> _PROBLEM STATEMENT_: Print only the lines from the top of the data through the line with "Chart.register(...registerables);", both included, skipping every picture.
┄┄┄┄┄┄┄┄┄┄┄┄┄┄┄┄┄┄┄┄
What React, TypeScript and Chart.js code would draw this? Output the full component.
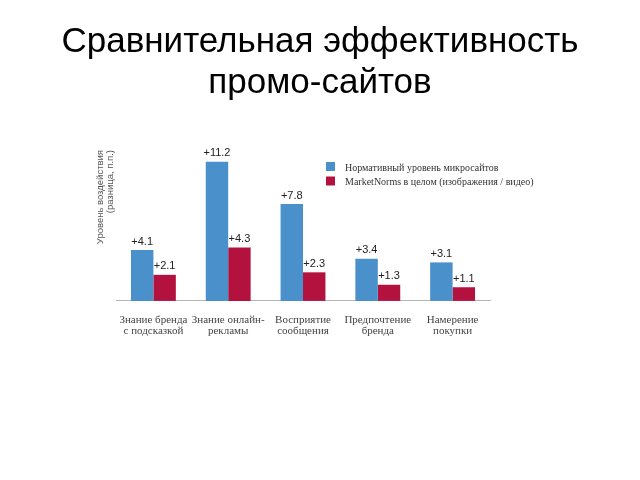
import React, { useEffect, useRef } from "react";
import { Chart, registerables } from "chart.js";

Chart.register(...registerables);

const titleLines = ["Сравнительная эффективность", "промо-сайтов"];
const categories = [
  ["Знание бренда", "с подсказкой"],
  ["Знание онлайн-", "рекламы"],
  ["Восприятие", "сообщения"],
  ["Предпочтение", "бренда"],
  ["Намерение", "покупки"],
];
const seriesNames = [
  "Нормативный уровень микросайтов",
  "MarketNorms в целом (изображения / видео)",
];
const microsites = [4.1, 11.2, 7.8, 3.4, 3.1];
const marketNorms = [2.1, 4.3, 2.3, 1.3, 1.1];
const yTitle = ["Уровень воздействия", "(разница, п.п.)"];
const colors = ["#4a90ca", "#b3123f"];

const bigTitle = {
  id: "bigTitle",
  afterDraw(chart: any) {
    const ctx = chart.ctx;
    ctx.save();
    ctx.font = "35px 'Liberation Sans', Arial, sans-serif";
    ctx.fillStyle = "#000";
    ctx.textAlign = "center";
    ctx.textBaseline = "middle";
    titleLines.forEach((t, i) => {
      ctx.fillText(t, chart.width / 2, 42 + i * 41);
    });
    ctx.restore();
  },
};

const valueLabels = {
  id: "valueLabels",
  afterDatasetsDraw(chart: any) {
    const ctx = chart.ctx;
    ctx.save();
    ctx.font = "11px 'Liberation Sans', Arial, sans-serif";
    ctx.fillStyle = "#222";
    ctx.textAlign = "center";
    ctx.textBaseline = "bottom";
    chart.data.datasets.forEach((ds: any, di: number) => {
      const meta = chart.getDatasetMeta(di);
      meta.data.forEach((el: any, i: number) => {
        ctx.fillText("+" + ds.data[i], el.x, el.y - 3);
      });
    });
    ctx.restore();
  },
};

const customLegend = {
  id: "customLegend",
  afterDraw(chart: any) {
    const ctx = chart.ctx;
    const a = chart.chartArea;
    const x = a.left + 210;
    const y = a.top + 12;
    ctx.save();
    ctx.font = "10px 'Liberation Serif', 'Times New Roman', serif";
    ctx.textBaseline = "middle";
    ctx.textAlign = "left";
    chart.data.datasets.forEach((ds: any, i: number) => {
      const yy = y + i * 14.5;
      ctx.fillStyle = ds.backgroundColor;
      ctx.fillRect(x, yy, 9, 9);
      ctx.fillStyle = "#333";
      ctx.fillText(ds.label, x + 19, yy + 6);
    });
    ctx.restore();
  },
};

export default function App() {
  const ref = useRef<HTMLCanvasElement>(null);
  useEffect(() => {
    if (!ref.current) return;
    const chart = new Chart(ref.current, {
      type: "bar",
      data: {
        labels: categories,
        datasets: [
          { label: seriesNames[0], data: microsites, backgroundColor: colors[0] },
          { label: seriesNames[1], data: marketNorms, backgroundColor: colors[1] },
        ],
      },
      plugins: [valueLabels, customLegend, bigTitle],
      options: {
        responsive: false,
        animation: false,
        layout: { padding: { left: 94, right: 150, top: 150, bottom: 130 } },
        datasets: {
          bar: { categoryPercentage: 0.6, barPercentage: 1.0 },
        },
        plugins: {
          legend: { display: false },
          tooltip: { enabled: false },
          title: { display: false },
        },
        scales: {
          x: {
            grid: { display: false, drawTicks: false },
            border: { display: true, color: "#b5b5b5", width: 1 },
            ticks: {
              color: "#444",
              padding: 13,
              maxRotation: 0,
              autoSkip: false,
              font: { family: "'Liberation Serif', 'Times New Roman', serif", size: 11, lineHeight: 1.05 },
            },
          },
          y: {
            min: 0,
            max: 12.15,
            grid: { display: false, drawTicks: false },
            border: { display: false },
            ticks: { display: false },
            title: {
              display: true,
              text: yTitle,
              align: "end",
              color: "#555",
              padding: { top: 2, bottom: 1 },
              font: { family: "'Liberation Sans', Arial, sans-serif", size: 9.5, lineHeight: 1.0 },
            },
          },
        },
      },
    });
    return () => chart.destroy();
  }, []);
  return (
    <div style={{ position: "fixed", left: 0, top: 0, width: 640, height: 480, background: "#fff" }}>
      <canvas ref={ref} width={640} height={480} />
    </div>
  );
}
┄┄┄┄┄┄┄┄┄┄┄┄┄┄┄┄┄┄┄┄
> _FULL SOLUTION_:
What React, TypeScript and Chart.js code would draw this? Output the full component.
import React, { useEffect, useRef } from "react";
import { Chart, registerables } from "chart.js";

Chart.register(...registerables);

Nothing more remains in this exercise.